Drittens: Die wichtigste präventive Maßnahme, die Mao angab, ist natürlich seine gesamte Theorie und Praxis der Weiterführung der Revolution unter der Diktatur des Proletariats. Dies schließt Massenbewegungen ein (einschließlich periodischer Kulturrevolutionen), Kontrolle der Partei durch die Massen, Teilnahme der Kader an den drei revolutionären Bewegungen, Beteiligung von Arbeitern an der Geschäftsführung, Einschränkung der Privilegien für höhere Kader, usw.
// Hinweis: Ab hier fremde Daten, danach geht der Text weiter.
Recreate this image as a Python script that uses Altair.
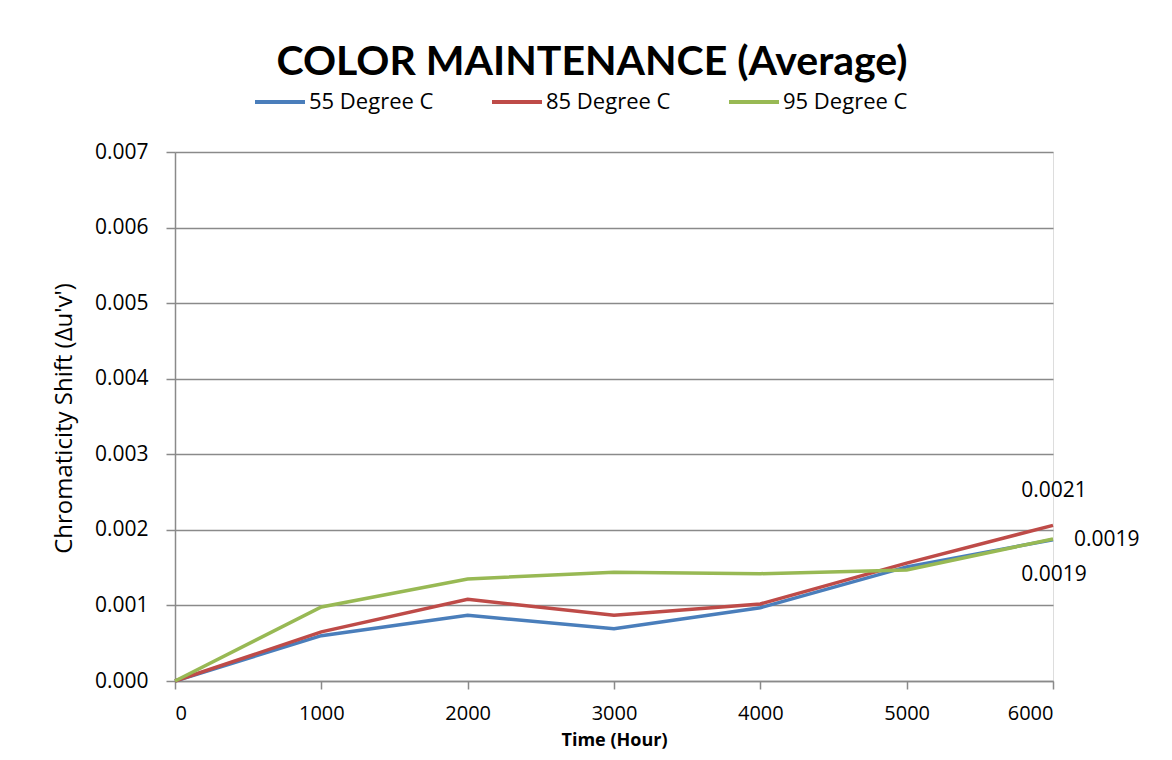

Viertens: nachdem die sozialistische Umwandlung der ökonomischen Basis vollendet war, betonte Mao als unmittelbar nächste Aufgabe der sozialistischen Revolution, daß die nicht umgewandelten Teile des Überbaus (, der die Ideologie einschließt) in Übereinstimmung gebracht werden müssen mit der sozialistischen ökonomischen Basis. Er warnte davor, daß, obwohl in der Regel der Überbau durch die ökonomi­sche Basis bestimmt wird, unter bestimmten historischen Bedingungen der nicht reformierte Überbau auf die neue ökonomische Basis zurückwirken , sie unterhöhlen und die alte ökonomische Basis restaurieren kann. Dies ist genau das, was bisher in allen ehemaligen sozialistischen Ländern passiert ist.